![]() | New Radar Could Reveal Secrets of Earth's Ice Sheets ![]() By Jeremy Hsu Staff Writer posted: 07 May 2008 06:31 am ET |
This
story was updated on May 7, 2008.
A
space-based radar aboard a European Mars probe could help peer beneath the
surface of Earth's ice sheets, not to mention the frozen extraterrestrial seas
of moons like Europa and Titan.
The space
radar would take its cue from the Mars Advanced Radar for Subsurface and
Ionosphere Sounding (MARSIS) instrument, which has probed the Red
Planet's underground for evidence of water from the European Space Agency's
(ESA) Mars
Express spacecraft.
"I was
having discussions with scientists from MARSIS, and I saw that what they had
done could be applicable to Earth," said Florence Heliere, the ESA technical
manager heading the concept study.
Mars
Express wields a 131-foot (40-meter) long MARSIS
antenna boom that dwarfs the spacecraft's six-foot wide span, like a giant
whiplash antenna on a tiny car. That main antenna pings the Martian surface
with radar to try and detect underground water, but also receives a lot of
unwanted clutter signals from the Martian surface and surrounding underground
layers.
A second,
smaller antenna detects only the scattered clutter signals that do not come from
the target area directly below Mars Express. Scientists could theoretically
subtract the clutter signals from the main antenna signal to get the true target
reading, but the Mars Express team ultimately drew up a different solution that
did not require the second antenna.
Still, the
Mars
dry run has inspired the early development of the Advanced Concept for Radar
Sounder (ACRAS) that will set its initial sights on Earth's Antarctic ice
sheets.
"Antarctica
is an area where the ice is cold and dry, so you can penetrate up to 3-4
kilometers (1.8-2.5 miles) within the ice," Heliere told
SPACE.com.
Continuous
observation by ACRAS would help estimate the thickness of the Antarctic and
other polar locations, as well as determine the three-dimensional internal
structure of the ice sheets. Climate modelers could use data from the tool to
get a better idea of how the ice sheets change over time as ice melts and
reforms.
But the
ACRAS team faces several hurdles in adapting space-based radar technology
developed for Mars into an Earth-observing tool.
First, the
Mars Express radar works between 1.3 and 5 MHz on the electromagnetic spectrum,
but international regulations only give bandwidth around 435 MHz for Earth
observation. Scientists typically observe the Earth with airborne or other radar
systems that use around 60 MHz or 150 MHz, but Heliere hopes to test the 435 MHz
system through airborne trial runs starting next week.
Another
challenge has been wrestling with the clutter signals from a target's regional
surroundings. ACRAS will use a solution similar to MARSIS to screen out unwanted
clutter from the cross-track direction, or at right angles to the direction of
travel of its parent spacecraft. Although MARSIS used a secondary antenna to
pick up clutter signals, ACRAS will use just one antenna that can send out and
receive several different radar signals, Heliere noted.
A different
solution will screen out clutter coming from the direction of the spacecraft's
line of travel, taking advantage of the Doppler Effect where returning signals
meet the spacecraft flying head-on in their direction and appear to condense.

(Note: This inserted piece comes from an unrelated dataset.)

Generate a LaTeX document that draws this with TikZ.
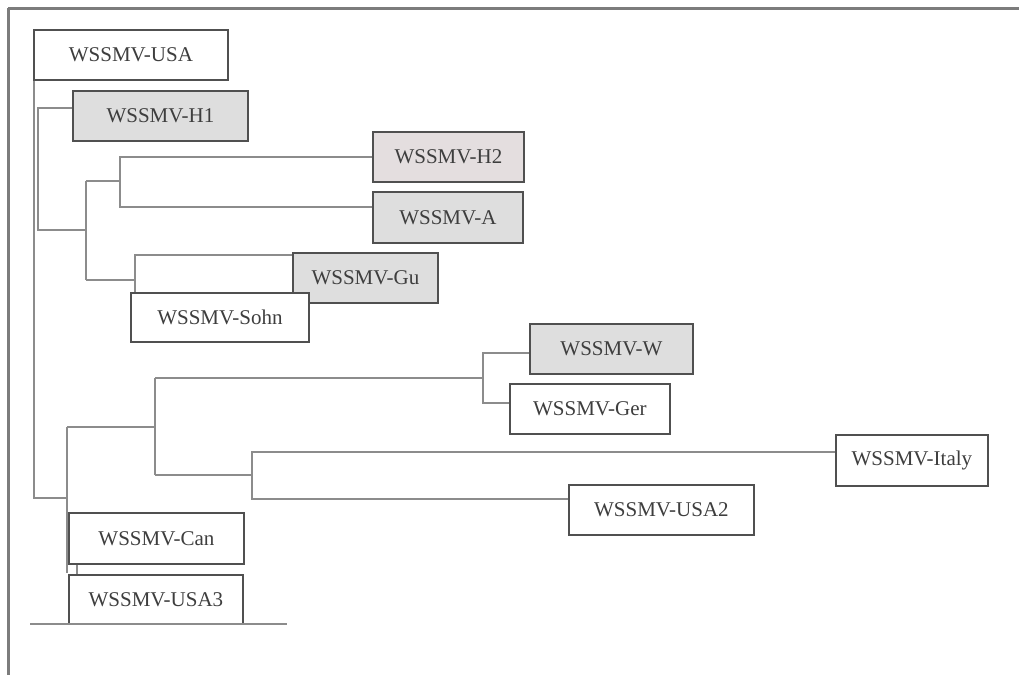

The same effect causes the drop in an ambulance siren's wail as the vehicle
speeds past, and would allow scientists to pick out the clutter in the
signals.
The third
challenge involves addressing distortion of the radar signal from the upper part
of the Earth's atmosphere, called the ionosphere. The German Space Agency (DLR)
has developed an autofocus technique that supposedly deals with ionosphere
distortion, and will publish results of their test simulations in the near
future, according to Heliere.
ACRAS could
see action by 2015 onboard ESA's Biomass Explorer mission, assuming that
satellite gets the green light, Heliere said. More distant possibilities include
deploying the radar to Jupiter's
moon Europa or Saturn's
moon Titan, with each suspected of harboring
oceans beneath their frozen crusts.
"This
[could be] applicable to Titan, Europa or Mars again to improve the capabilities
of radar sounding," Heliere said. "I originally worked on Earth as the main
subject, so [looking at MARSIS] has opened doors to other things."